Briefing
Italy’s financial regulators, CONSOB and the Bank of Italy, have finalized the national implementation of the European Union’s Markets in Crypto-Assets Regulation (MiCA), mandating a hard deadline for all Virtual Asset Service Providers (VASPs) to seek full Crypto-Asset Service Provider (CASP) authorization. This decisive action eliminates the option for firms to rely on the existing national registry, immediately elevating the compliance requirement to the comprehensive MiCA standard, which includes rigorous operational, prudential, and conduct controls. The primary consequence is a forced, accelerated market consolidation, requiring every VASP currently operating in Italy to file a full MiCA application by December 30, 2025 , or immediately begin an orderly wind-down and client asset return process.

Context
Prior to this announcement, the Italian digital asset market operated under a lighter national framework, requiring only simple registration with the Organismo Agenti e Mediatori (OAM) registry, which focused primarily on Anti-Money Laundering (AML) controls. This national VASP regime existed alongside the EU-wide MiCA transitional period, which generally allows member states to extend the ‘grandfathering’ of existing firms until as late as July 2026. This ambiguity created a regulatory challenge, as firms could delay the costly and complex MiCA authorization process. Italy’s action resolves this uncertainty by using its national discretion to shorten the transition, thereby preventing regulatory arbitrage and forcing immediate alignment with the full scope of EU-level market integrity and investor protection standards.

Analysis
This hard deadline fundamentally alters the operational calculus for all VASPs serving Italian clients. Firms must now immediately pivot resources to developing and submitting a full CASP application, which necessitates a complete overhaul of their internal compliance frameworks to meet MiCA’s stringent requirements for corporate governance, minimum capital, consumer disclosure, and operational resilience. The consequence for non-compliant entities is definitive → a mandatory market exit involving the termination of all customer contracts and the secure return of all client assets and funds. This regulatory pressure will catalyze significant market consolidation, favoring larger, well-capitalized firms capable of absorbing the substantial cost of full MiCA compliance and potentially forcing smaller or less-prepared entities into mergers or insolvency.

Parameters
- Regulatory Authority → CONSOB and Bank of Italy (Jointly supervising market conduct and prudential/AML compliance).

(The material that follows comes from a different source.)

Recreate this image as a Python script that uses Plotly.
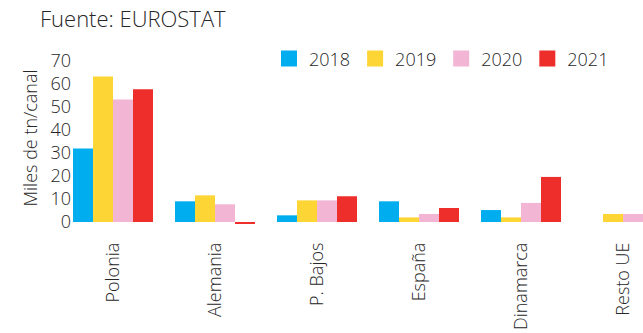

- Application Deadline → December 30, 2025 (The final date to file a MiCA CASP authorization application to continue operating).

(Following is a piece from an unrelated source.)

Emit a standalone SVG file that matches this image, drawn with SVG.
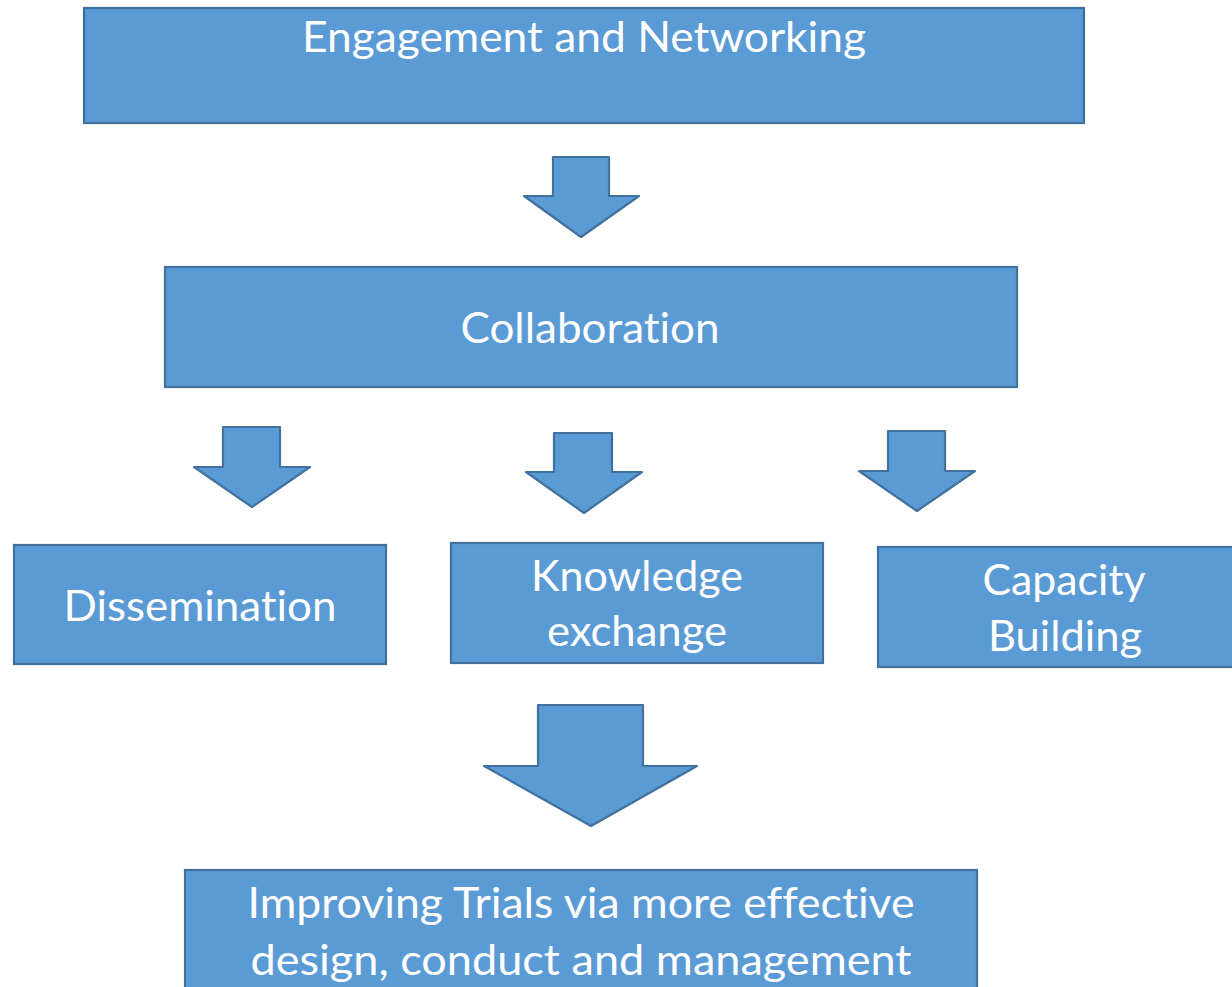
<svg xmlns="http://www.w3.org/2000/svg" width="1232" height="987" viewBox="0 0 1232 987">
<style>
.box{fill:#5B9BD5;stroke:#41719C;stroke-width:2.2}
.arr{fill:#5B9BD5;stroke:#41719C;stroke-width:2.2;stroke-linejoin:round}
.t{fill:#FFFFFF;font-family:Lato,"Open Sans","Liberation Sans",sans-serif;font-size:42px;text-anchor:middle;font-variant-ligatures:none;font-feature-settings:"liga" 0,"clig" 0,"calt" 0,"dlig" 0}
</style>
<rect width="1232" height="987" fill="#FFFFFF"/>
<g id="connectors">
<polygon class="arr" points="553,157 609,157 609,196 639,196 581,237 524,196 553,196"/>
<polygon class="arr" points="223,427 280,427 280,467 310,467 252,507 194,467 223,467"/>
<polygon class="arr" points="554,433 612,433 612,472 642,472 584,513 526,472 554,472"/>
<polygon class="arr" points="888,431 945,431 945,471 975,471 917,511 859,471 888,471"/>
<polygon class="arr" points="538,705 643,705 643,766 697,766 591,826 484,766 538,766"/>
</g>
<g id="engagement">
<rect class="box" x="84" y="8" width="1000" height="115"/>
<text class="t" x="584" y="52" textLength="564" lengthAdjust="spacingAndGlyphs">Engagement and Networking</text>
</g>
<g id="collaboration">
<rect class="box" x="165" y="267" width="852" height="120"/>
<text class="t" x="590" y="343" textLength="259" lengthAdjust="spacingAndGlyphs">Collaboration</text>
</g>
<g id="dissemination">
<rect class="box" x="14" y="545" width="372" height="119"/>
<text class="t" x="200" y="621" textLength="273" lengthAdjust="spacingAndGlyphs">Dissemination</text>
</g>
<g id="knowledge">
<rect class="box" x="451" y="543" width="372" height="120"/>
<text class="t" x="637" y="591" textLength="212" lengthAdjust="spacingAndGlyphs">Knowledge</text>
<text class="t" x="637" y="646" textLength="180" lengthAdjust="spacingAndGlyphs">exchange</text>
</g>
<g id="capacity">
<rect class="box" x="878" y="547" width="370" height="120"/>
<text class="t" x="1064" y="595" textLength="163" lengthAdjust="spacingAndGlyphs">Capacity</text>
<text class="t" x="1065" y="651" textLength="154" lengthAdjust="spacingAndGlyphs">Building</text>
</g>
<g id="improving">
<rect class="box" x="185" y="870" width="792" height="130"/>
<text class="t" x="581" y="918" textLength="667" lengthAdjust="spacingAndGlyphs">Improving Trials via more effective</text>
<text class="t" x="581" y="975" textLength="661" lengthAdjust="spacingAndGlyphs">design, conduct and management</text>
</g>
</svg>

- Grace Period End → June 30, 2026 (The maximum date firms that applied on time can continue operating while their application is under review).

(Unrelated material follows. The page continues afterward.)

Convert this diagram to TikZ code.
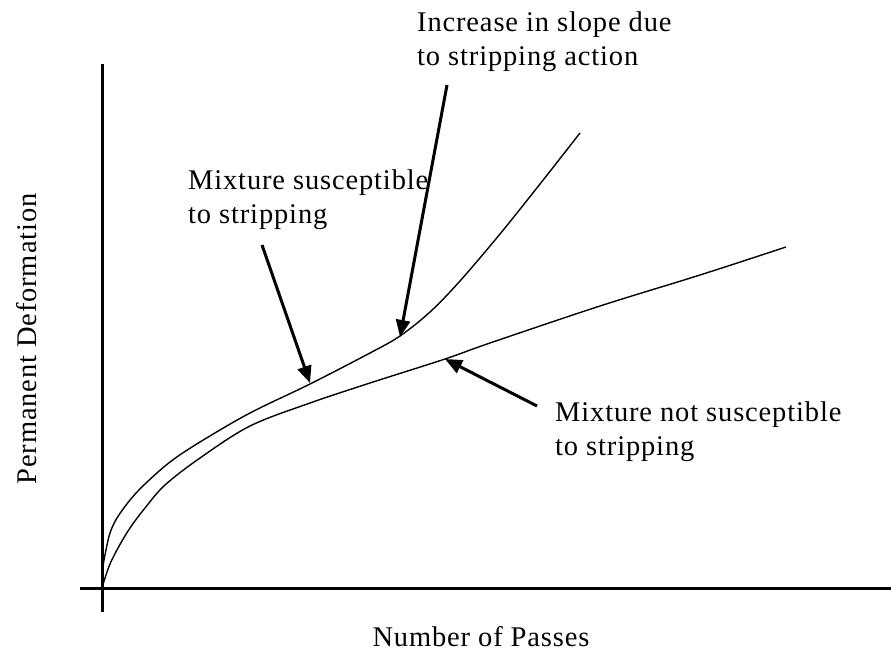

- Prior Regime → OAM VASP Registry (The national, lighter-touch AML registration that is now being replaced by MiCA CASP licensing).

Outlook
Italy’s decision sets a significant precedent, demonstrating a clear political will within a major EU economy to prioritize market clarity and investor protection over a prolonged transition period. Other EU member states with more ambiguous or extended MiCA transitional periods may now face pressure to follow suit to ensure consistent application of the framework. The immediate strategic focus shifts to the regulators’ capacity to process a potentially high volume of CASP applications between the deadline and mid-2026. This accelerated timeline is expected to drive a wave of mergers and acquisitions as smaller firms seek a licensed partner to manage the compliance burden, ultimately accelerating the institutionalization and consolidation of the European digital asset market.